Requirement. The listing below should be copied in full, word for word.

Recorded information.
— Start —
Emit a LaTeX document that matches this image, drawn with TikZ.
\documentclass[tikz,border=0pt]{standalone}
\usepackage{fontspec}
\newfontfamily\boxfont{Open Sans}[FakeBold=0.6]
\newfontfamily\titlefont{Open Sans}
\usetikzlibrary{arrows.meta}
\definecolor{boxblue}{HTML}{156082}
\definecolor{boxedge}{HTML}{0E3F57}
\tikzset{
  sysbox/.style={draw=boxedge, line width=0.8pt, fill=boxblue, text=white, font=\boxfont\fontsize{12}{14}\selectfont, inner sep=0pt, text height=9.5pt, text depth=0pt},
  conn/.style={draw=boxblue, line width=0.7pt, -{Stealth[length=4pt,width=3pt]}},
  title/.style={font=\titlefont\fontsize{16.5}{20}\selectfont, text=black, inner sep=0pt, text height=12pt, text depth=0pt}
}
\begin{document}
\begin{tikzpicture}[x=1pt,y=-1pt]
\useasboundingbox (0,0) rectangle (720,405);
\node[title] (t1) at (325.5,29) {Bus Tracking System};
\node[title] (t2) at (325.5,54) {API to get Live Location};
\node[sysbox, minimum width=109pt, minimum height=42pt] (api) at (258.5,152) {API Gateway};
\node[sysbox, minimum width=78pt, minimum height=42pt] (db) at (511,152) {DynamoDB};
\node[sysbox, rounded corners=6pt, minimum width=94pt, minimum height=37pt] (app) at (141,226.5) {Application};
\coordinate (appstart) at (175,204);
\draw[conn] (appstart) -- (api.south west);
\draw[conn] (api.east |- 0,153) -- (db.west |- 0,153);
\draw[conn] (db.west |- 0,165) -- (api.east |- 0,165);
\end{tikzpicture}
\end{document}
— End —
Complete response.
Emit a LaTeX document that matches this image, drawn with TikZ.
\documentclass[tikz,border=0pt]{standalone}
\usepackage{fontspec}
\newfontfamily\boxfont{Open Sans}[FakeBold=0.6]
\newfontfamily\titlefont{Open Sans}
\usetikzlibrary{arrows.meta}
\definecolor{boxblue}{HTML}{156082}
\definecolor{boxedge}{HTML}{0E3F57}
\tikzset{
  sysbox/.style={draw=boxedge, line width=0.8pt, fill=boxblue, text=white, font=\boxfont\fontsize{12}{14}\selectfont, inner sep=0pt, text height=9.5pt, text depth=0pt},
  conn/.style={draw=boxblue, line width=0.7pt, -{Stealth[length=4pt,width=3pt]}},
  title/.style={font=\titlefont\fontsize{16.5}{20}\selectfont, text=black, inner sep=0pt, text height=12pt, text depth=0pt}
}
\begin{document}
\begin{tikzpicture}[x=1pt,y=-1pt]
\useasboundingbox (0,0) rectangle (720,405);
\node[title] (t1) at (325.5,29) {Bus Tracking System};
\node[title] (t2) at (325.5,54) {API to get Live Location};
\node[sysbox, minimum width=109pt, minimum height=42pt] (api) at (258.5,152) {API Gateway};
\node[sysbox, minimum width=78pt, minimum height=42pt] (db) at (511,152) {DynamoDB};
\node[sysbox, rounded corners=6pt, minimum width=94pt, minimum height=37pt] (app) at (141,226.5) {Application};
\coordinate (appstart) at (175,204);
\draw[conn] (appstart) -- (api.south west);
\draw[conn] (api.east |- 0,153) -- (db.west |- 0,153);
\draw[conn] (db.west |- 0,165) -- (api.east |- 0,165);
\end{tikzpicture}
\end{document}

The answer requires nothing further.